PROBLEM TO SOLVE – Leaving out the pictures, retype the lines from the beginning of the listing through the line containing "const Y_AXIS_TOP = 3.61;".

● ● ●

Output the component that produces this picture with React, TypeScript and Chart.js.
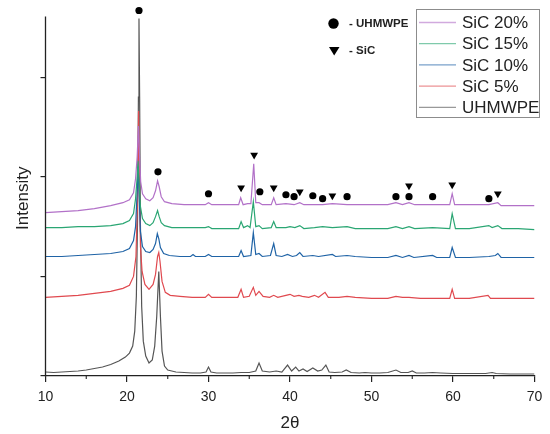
import { useEffect, useRef } from "react";
import { Chart, registerables, type ChartConfiguration, type Plugin } from "chart.js";

Chart.register(...registerables);

type Pt = [number, number];

// axis values
const X_MIN = 10;
const X_MAX = 70;
const X_STEP = 10;
const X_MINOR_TICKS = [15, 25, 35, 45, 55, 65];
const Y_MIN = 0;
const Y_MAX = 3.73;
const Y_AXIS_TOP = 3.61;

// diffractograms, [2θ, intensity (a.u., offset stacked)]
const SIC_20: Pt[] = [
  [10, 1.64], [12, 1.65], [14, 1.66], [16, 1.68], [18, 1.71], [19.5, 1.74], [20.3, 1.77], [20.8, 1.84],
  [21.05, 1.98], [21.25, 2.2], [21.4, 2.51], [21.52, 2.25], [21.68, 1.95], [21.9, 1.83], [22.3, 1.78],
  [22.8, 1.76], [23.2, 1.79], [23.5, 1.86], [23.75, 1.96], [23.95, 1.9], [24.2, 1.8], [24.6, 1.75],
  [25.5, 1.73], [27, 1.72], [29.6, 1.72], [30, 1.74], [30.4, 1.72], [32, 1.72], [33.7, 1.72],
  [33.95, 1.79], [34.25, 1.72], [34.8, 1.73], [35.2, 1.73], [35.55, 2.13], [35.8, 1.74], [36.2, 1.74],
  [36.6, 1.72], [37.7, 1.72], [38, 1.79], [38.3, 1.72], [39.5, 1.73], [40.5, 1.72], [41.2, 1.74],
  [41.7, 1.72], [43, 1.72], [44, 1.72], [45.2, 1.73], [47, 1.72], [48, 1.72], [50, 1.72], [52, 1.72],
  [53, 1.74], [53.8, 1.72], [54.6, 1.74], [55.3, 1.72], [57.5, 1.72], [59.6, 1.72], [59.9, 1.83],
  [60.2, 1.72], [62, 1.72], [64.4, 1.72], [65.5, 1.74], [65.9, 1.71], [68, 1.71], [70, 1.71],
];

const SIC_15: Pt[] = [
  [10, 1.49], [12, 1.49], [14, 1.5], [16, 1.5], [18, 1.51], [19.5, 1.53], [20.3, 1.56], [20.8, 1.63],
  [21.05, 1.78], [21.25, 2.0], [21.35, 2.16], [21.48, 1.95], [21.65, 1.7], [21.9, 1.58], [22.3, 1.53],
  [22.8, 1.51], [23.2, 1.54], [23.5, 1.6], [23.75, 1.66], [23.95, 1.6], [24.2, 1.54], [24.6, 1.51],
  [25.5, 1.49], [27, 1.49], [29.6, 1.49], [30, 1.5], [30.4, 1.48], [32, 1.48], [33.7, 1.48], [34, 1.55],
  [34.3, 1.49], [34.8, 1.51], [35.1, 1.49], [35.5, 1.75], [35.8, 1.5], [36.2, 1.51], [36.6, 1.48],
  [37.7, 1.49], [38, 1.55], [38.3, 1.49], [39.5, 1.49], [40, 1.5], [40.6, 1.49], [41.2, 1.51],
  [41.7, 1.48], [43, 1.49], [44, 1.5], [45.2, 1.49], [47, 1.5], [48, 1.48], [50, 1.48], [52, 1.48],
  [53, 1.5], [53.8, 1.48], [54.6, 1.5], [55.3, 1.48], [57.5, 1.49], [59.6, 1.48], [59.9, 1.63],
  [60.3, 1.48], [62, 1.48], [64.4, 1.51], [64.8, 1.49], [65.5, 1.51], [66, 1.48], [68, 1.48], [70, 1.47],
];

const SIC_10: Pt[] = [
  [10, 1.2], [12, 1.2], [14, 1.21], [16, 1.22], [18, 1.23], [19.5, 1.25], [20.3, 1.28], [20.8, 1.36],
  [21.05, 1.5], [21.25, 1.85], [21.38, 2.1], [21.5, 1.8], [21.65, 1.45], [21.9, 1.3], [22.3, 1.25],
  [22.8, 1.24], [23.2, 1.27], [23.5, 1.33], [23.72, 1.43], [23.9, 1.38], [24.1, 1.29], [24.5, 1.23],
  [25.2, 1.21], [26.5, 1.2], [27.8, 1.2], [28.1, 1.22], [28.4, 1.2], [29.6, 1.2], [30, 1.22], [30.4, 1.2],
  [32, 1.2], [33.7, 1.2], [34, 1.26], [34.3, 1.2], [35.2, 1.21], [35.5, 1.44], [35.8, 1.22], [36.2, 1.23],
  [36.6, 1.2], [37.6, 1.21], [38, 1.33], [38.3, 1.21], [39, 1.2], [39.7, 1.22], [40.3, 1.2], [40.8, 1.21],
  [41.2, 1.24], [41.6, 1.2], [42.8, 1.21], [43.5, 1.2], [45.2, 1.22], [45.6, 1.2], [47, 1.21], [48, 1.2],
  [50, 1.19], [52, 1.19], [53, 1.21], [53.8, 1.19], [54.6, 1.21], [55.2, 1.19], [57.5, 1.21], [58, 1.19],
  [59.6, 1.19], [59.9, 1.29], [60.3, 1.19], [62, 1.19], [64.4, 1.2], [65.2, 1.21], [65.5, 1.23],
  [65.9, 1.19], [68, 1.19], [70, 1.19],
];

const SIC_5: Pt[] = [
  [10, 0.79], [12, 0.8], [14, 0.81], [16, 0.83], [18, 0.85], [19.5, 0.88], [20.3, 0.91], [20.8, 1.0],
  [21.1, 1.2], [21.3, 1.8], [21.42, 2.66], [21.52, 1.9], [21.65, 1.3], [21.85, 1.05], [22.2, 0.92],
  [22.7, 0.87], [23.2, 0.92], [23.5, 1.02], [23.75, 1.2], [23.9, 1.24], [24.05, 1.15], [24.3, 0.95],
  [24.7, 0.84], [25.3, 0.81], [26.5, 0.8], [28, 0.79], [29.6, 0.79], [30, 0.82], [30.4, 0.79], [32, 0.79],
  [33.6, 0.79], [34, 0.87], [34.3, 0.79], [35, 0.8], [35.5, 0.89], [35.8, 0.81], [36.2, 0.85], [36.7, 0.8],
  [37.5, 0.79], [38, 0.81], [38.5, 0.79], [39.5, 0.81], [40, 0.82], [40.5, 0.8], [41.1, 0.81], [41.5, 0.8],
  [42.3, 0.79], [43, 0.81], [43.5, 0.79], [44.3, 0.84], [44.7, 0.79], [46, 0.79], [47, 0.8], [48, 0.79],
  [50, 0.78], [52, 0.78], [53, 0.8], [53.8, 0.79], [54.6, 0.79], [56, 0.78], [58, 0.78], [59.6, 0.78],
  [59.9, 0.87], [60.2, 0.78], [62, 0.78], [64.3, 0.81], [64.6, 0.78], [66, 0.78], [68, 0.78], [70, 0.78],
];

const UHMWPE: Pt[] = [
  [10, 0.04], [11, 0.035], [12, 0.04], [13, 0.045], [14, 0.05], [15, 0.06], [16, 0.075], [17, 0.09],
  [18, 0.115], [19, 0.15], [19.8, 0.19], [20.3, 0.23], [20.7, 0.3], [20.95, 0.45], [21.15, 0.8],
  [21.3, 1.6], [21.4, 2.8], [21.47, 3.59], [21.55, 2.8], [21.65, 1.5], [21.8, 0.7], [22.0, 0.35],
  [22.3, 0.2], [22.7, 0.13], [23.1, 0.16], [23.4, 0.3], [23.65, 0.6], [23.9, 1.05], [24.1, 0.6],
  [24.3, 0.25], [24.6, 0.1], [25, 0.06], [26, 0.04], [27, 0.035], [28, 0.03], [29, 0.03], [29.7, 0.04],
  [30.0, 0.09], [30.3, 0.04], [31, 0.03], [32, 0.03], [33, 0.03], [34, 0.035], [35, 0.035], [35.8, 0.05],
  [36.2, 0.13], [36.6, 0.05], [37.5, 0.04], [38.3, 0.05], [39, 0.04], [39.7, 0.11], [40.2, 0.05],
  [40.7, 0.09], [41.1, 0.05], [41.6, 0.07], [42.1, 0.045], [42.8, 0.08], [43.4, 0.05], [43.9, 0.06],
  [44.4, 0.11], [44.8, 0.04], [45.5, 0.035], [46.4, 0.04], [46.9, 0.06], [47.5, 0.035], [48.5, 0.03],
  [49.2, 0.035], [50, 0.03], [51, 0.03], [52, 0.035], [53, 0.06], [53.6, 0.035], [54.5, 0.035],
  [55, 0.05], [55.5, 0.03], [56.5, 0.03], [57.5, 0.035], [58.5, 0.03], [60, 0.025], [62, 0.025],
  [64, 0.025], [64.8, 0.035], [65.3, 0.025], [67, 0.02], [70, 0.02],
];

// peak assignment symbols
const UHMWPE_MARKS: Pt[] = [
  [21.47, 3.67], [23.8, 2.05], [30, 1.83], [36.3, 1.85], [39.5, 1.82], [40.5, 1.8], [42.8, 1.81],
  [44.0, 1.78], [47.0, 1.8], [53.0, 1.8], [54.6, 1.8], [57.5, 1.8], [64.4, 1.78],
];
const SIC_MARKS: Pt[] = [
  [34, 1.89], [35.6, 2.22], [38, 1.89], [41.2, 1.85], [45.2, 1.81], [54.6, 1.91], [59.9, 1.92], [65.5, 1.83],
];

const SERIES = [
  { label: "SiC 20%", data: SIC_20, color: "#b271c8" },
  { label: "SiC 15%", data: SIC_15, color: "#2aa673" },
  { label: "SiC 10%", data: SIC_10, color: "#1f63a6" },
  { label: "SiC 5%", data: SIC_5, color: "#e0494f" },
  { label: "UHMWPE", data: UHMWPE, color: "#555555" },
];

const FONT = "'Liberation Sans', Arial, sans-serif";
const INK = "#222222";

const toXY = (pts: Pt[]) => pts.map(([x, y]) => ({ x, y }));

// boxed legend + symbol key, axis line and minor ticks
const decorPlugin: Plugin<"line"> = {
  id: "decor",
  afterDraw(chart) {
    const { ctx } = chart;
    const xs = chart.scales.x;
    const ys = chart.scales.y;
    ctx.save();

    // y axis line stops below the top marker
    ctx.strokeStyle = INK;
    ctx.lineWidth = 1.3;
    ctx.beginPath();
    ctx.moveTo(xs.left, ys.getPixelForValue(Y_MIN) + 0.5);
    ctx.lineTo(xs.left, ys.getPixelForValue(Y_AXIS_TOP));
    ctx.stroke();

    // minor x ticks
    ctx.lineWidth = 1.1;
    X_MINOR_TICKS.forEach((v) => {
      const px = xs.getPixelForValue(v);
      ctx.beginPath();
      ctx.moveTo(px, xs.top);
      ctx.lineTo(px, xs.top + 3);
      ctx.stroke();
    });

    // y title
    ctx.fillStyle = INK;
    ctx.font = `17px ${FONT}`;
    ctx.textAlign = "center";
    ctx.textBaseline = "middle";
    ctx.save();
    ctx.translate(23, (ys.getPixelForValue(Y_MIN) + ys.getPixelForValue(Y_AXIS_TOP)) / 2 + 2);
    ctx.rotate(-Math.PI / 2);
    ctx.fillText("Intensity", 0, 0);
    ctx.restore();

    // symbol key
    ctx.fillStyle = "#000";
    ctx.beginPath();
    ctx.arc(333.5, 23.5, 5.2, 0, Math.PI * 2);
    ctx.fill();
    ctx.beginPath();
    ctx.moveTo(329, 47);
    ctx.lineTo(339.5, 47);
    ctx.lineTo(334.2, 55.5);
    ctx.closePath();
    ctx.fill();
    ctx.font = `bold 11.5px ${FONT}`;
    ctx.textAlign = "left";
    ctx.fillStyle = INK;
    ctx.fillText("- UHMWPE", 349, 24);
    ctx.fillText("- SiC", 349, 51);

    // boxed legend
    ctx.strokeStyle = "#8c8c8c";
    ctx.lineWidth = 1;
    ctx.strokeRect(416.5, 9.5, 123, 108);
    ctx.font = `17px ${FONT}`;
    SERIES.forEach((s, i) => {
      const y = 22.5 + i * 21.2;
      ctx.globalAlpha = 0.6;
      ctx.strokeStyle = s.color;
      ctx.lineWidth = 1.3;
      ctx.beginPath();
      ctx.moveTo(419, y);
      ctx.lineTo(456, y);
      ctx.stroke();
      ctx.globalAlpha = 1;
      ctx.fillStyle = INK;
      ctx.fillText(s.label, 462, y + 1);
    });

    ctx.restore();
  },
};

export default function App() {
  const canvasRef = useRef<HTMLCanvasElement>(null);

  useEffect(() => {
    document.body.style.margin = "0";
    const canvas = canvasRef.current;
    if (!canvas) return;

    Chart.defaults.font.family = FONT;
    Chart.defaults.color = INK;

    const config: ChartConfiguration<"line"> = {
      type: "line",
      data: {
        datasets: [
          {
            type: "scatter",
            label: "UHMWPE peaks",
            data: toXY(UHMWPE_MARKS),
            pointStyle: "circle",
            pointRadius: 3.6,
            pointBackgroundColor: "#000",
            pointBorderWidth: 0,
            clip: false,
            order: -1,
          } as any,
          {
            type: "scatter",
            label: "SiC peaks",
            data: toXY(SIC_MARKS),
            pointStyle: "triangle",
            pointRotation: 180,
            pointRadius: 4.5,
            pointBackgroundColor: "#000",
            pointBorderWidth: 0,
            clip: false,
            order: -1,
          } as any,
          ...SERIES.map((s) => ({
            label: s.label,
            data: toXY(s.data),
            borderColor: s.color,
            borderWidth: 1.2,
            pointRadius: 0,
            tension: 0,
            fill: false,
          })),
        ],
      },
      options: {
        responsive: true,
        maintainAspectRatio: false,
        animation: false,
        events: [],
        layout: { padding: { top: 3, right: 15.5, bottom: 0, left: 0 } },
        plugins: {
          legend: { display: false },
          tooltip: { enabled: false },
        },
        scales: {
          x: {
            type: "linear",
            min: X_MIN,
            max: X_MAX,
            ticks: { stepSize: X_STEP, font: { size: 14 }, color: INK, padding: 7, maxRotation: 0 },
            grid: { drawOnChartArea: false, drawTicks: true, tickLength: 6, color: INK, lineWidth: 1.2 },
            border: { display: true, color: INK, width: 1.3 },
            title: { display: true, text: "2θ", font: { size: 17 }, color: INK, padding: { top: 0, bottom: 0 } },
            afterFit: (scale) => {
              scale.height = 58;
            },
          },
          y: {
            type: "linear",
            min: Y_MIN,
            max: Y_MAX,
            ticks: { stepSize: 1, display: false, includeBounds: false },
            grid: { drawOnChartArea: false, drawTicks: true, tickLength: 5, color: INK, lineWidth: 1.2 },
            border: { display: false },
            afterFit: (scale) => {
              scale.width = 45.5;
            },
          },
        },
      },
      plugins: [decorPlugin],
    };

    const chart = new Chart(canvas, config);
    return () => chart.destroy();
  }, []);

  return (
    <div style={{ position: "relative", width: 550, height: 434 }}>
      <canvas ref={canvasRef} />
    </div>
  );
}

● ● ●

COMPLETED TASK –
Output the component that produces this picture with React, TypeScript and Chart.js.
import { useEffect, useRef } from "react";
import { Chart, registerables, type ChartConfiguration, type Plugin } from "chart.js";

Chart.register(...registerables);

type Pt = [number, number];

// axis values
const X_MIN = 10;
const X_MAX = 70;
const X_STEP = 10;
const X_MINOR_TICKS = [15, 25, 35, 45, 55, 65];
const Y_MIN = 0;
const Y_MAX = 3.73;
const Y_AXIS_TOP = 3.61;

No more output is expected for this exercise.